# Hello from South Florida!



## wickmo15 (Dec 7, 2006)

Hi all! Just wanted to introduce myself, my name is Nick and I live in Sunrise, FL which is a western suburb of Ft. Lauderdale. I have always loved mantids of all shapes and sizes, I currently have a small selection of Asian Giant mantids and some grass mantids but have raised flower mantids and carolina mantids previously before. When I lived up North, I used to keep the awesome Chinese mantids during the fall, I would find the females in my garden once it started getting cold outside and would keep them in their separate enclosures: feeding them and keeping them warm --- kind of like an senior citizen community!!! Since moving to South FL, I have been reading about the various species that exist down here but unfortunately, have not found any as of yet  Hopefully my luck will change this summer! I also am a tropical plant enthusiast and have a nice collection of tropical pitcher plants which do very well in the steamy humid summers of S. FL!


----------



## Rick (Dec 7, 2006)

Welcome


----------



## yen_saw (Dec 7, 2006)

Hey Nick, glad to see you here after all the e-mailing for years!
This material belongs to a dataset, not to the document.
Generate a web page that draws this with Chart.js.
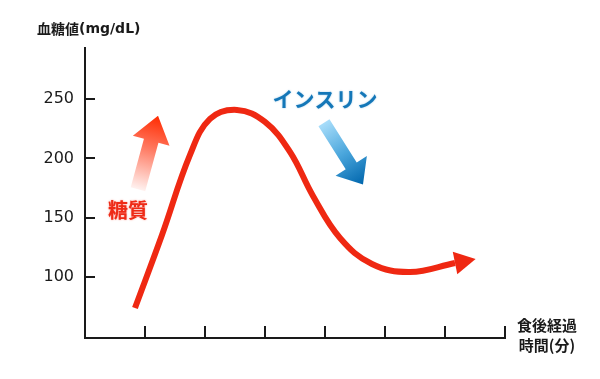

I am sure you will like FL better - which is a good move :wink: , Ft. Lauderdale is a very nice place! Hope to see you more often here.


----------



## robo mantis (Dec 8, 2006)

welcome


----------



## Butterfly (Dec 11, 2006)

Welcome to the forum!


----------



## joossa (Dec 11, 2006)

Niki, is it really u???? From TF?? I didn't know u were into mantids!!

Welcome!!!


----------



## Shelbycsx (Dec 11, 2006)

Greetings and welcome to the forums 8)


----------



## Ian (Dec 11, 2006)

Hi Nick...welcome to the forum!


----------